Особенно он ненавидит человечество, одаренное властью выбора между добром и злом. Он искушает человека из ненависти к этому смертному, который тем не менее может подняться к свету, из ненависти к существу могущему умереть от ничтожнейшей причины и которое все же свободнее его, его, который был ангелом, денницей.

Так я объясняю себе злого духа-искусителя. И Байрон, усердно читавший Библию, так же понимал его: его сатана грандиознее сатаны Мильтона; он и ближе к библейскому, по моему мнению".

Тургенев сказал ему: - Я вижу, что у тебя самые правоверные воззрения на счет лукавого?

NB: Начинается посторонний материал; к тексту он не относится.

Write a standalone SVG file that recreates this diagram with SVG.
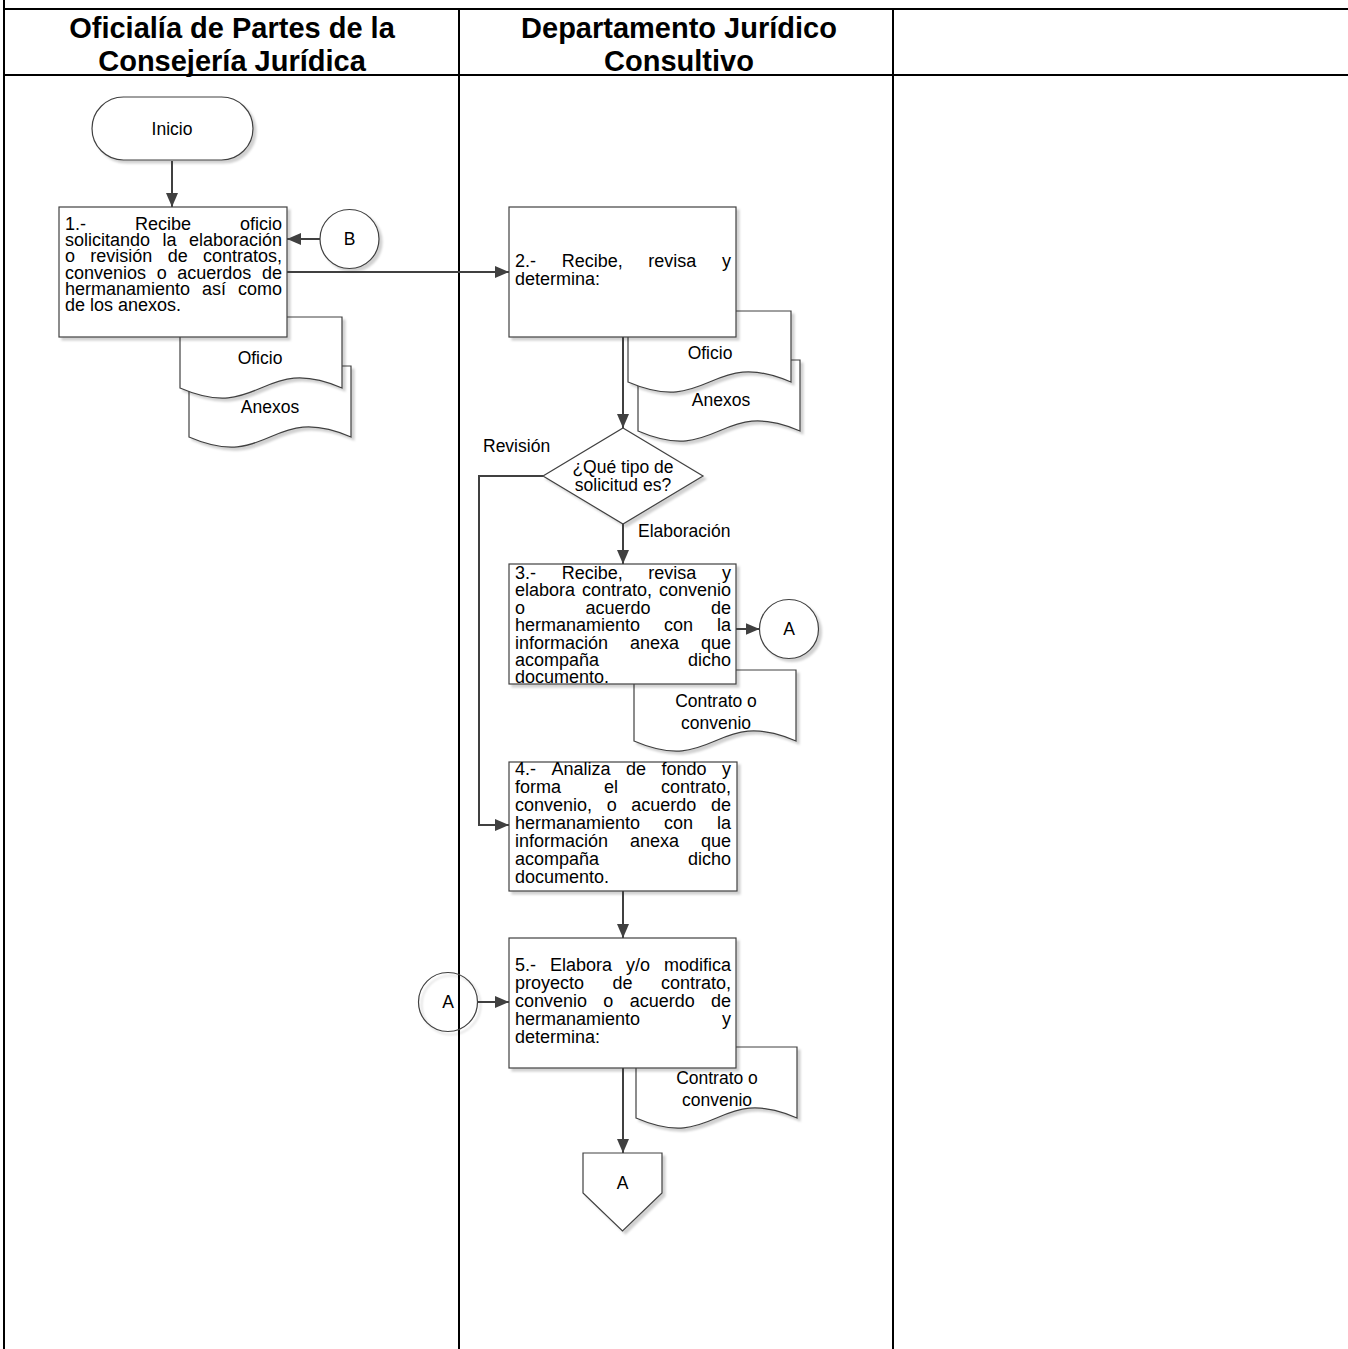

Пушкин возразил очень живо: "А кто же тебе сказал, что я не правоверный? Но суть не в этом. Суть в нашей душе, в нашей совести и в "обаянии зла". Это обаяние было бы необъяснимо, если бы зло не было одарено прекрасной и приятной внешностью.

Я верю Библии во всем, что касается сатаны. В стихах о падшем духе, прекрасном и коварном, заключается великая философская истина. Безобразие никого не искусило, и нас оно не очаровывает... В легендах злой дух всегда пользуется личиной красоты, когда искушает святых и монахов, мужчин или женщин".

Жуковский прибавил: - Я видел в Германии старую картину, на которой змей был изображен с прекрасным человеческим лицом и крылышками, как у херувима, голубыми крылышками за ушами.

Смирнова сказала: - Но в средние века дьявола всегда изображали в ужасном, отвратительном виде.

- Они были неправы, переряживая его сатиром, - отвечал ей Пушкин. Надо было запугать людей, потому что, если б он был прекрасен, его не боялись и не остерегались бы.

Тем не менее, и его уродливость не мешала колдуньям покланяться ему, что тоже свидетельствует о развращенности человечества, которое подчас преклоняется пред всевозможными уродливостями, возводя их в красоты, особенно нравственные уродливости. Обожали ведь даже Марата!

А. С. Пушкин по запискам А. О. Смирновой

p.s. Путята, встретившись с Пушкиным после вышедшего "Пугачева", передал ему общую мысль, говоривших о Пугачёве, зачем Пушкин описал злодейства Пугачева таким сухим слогом, не прибегнув к красотам слога Байрона. Пушкин ответил: - Я дал поименно каждого убитого этим извергом, каких ещё описаний им надо?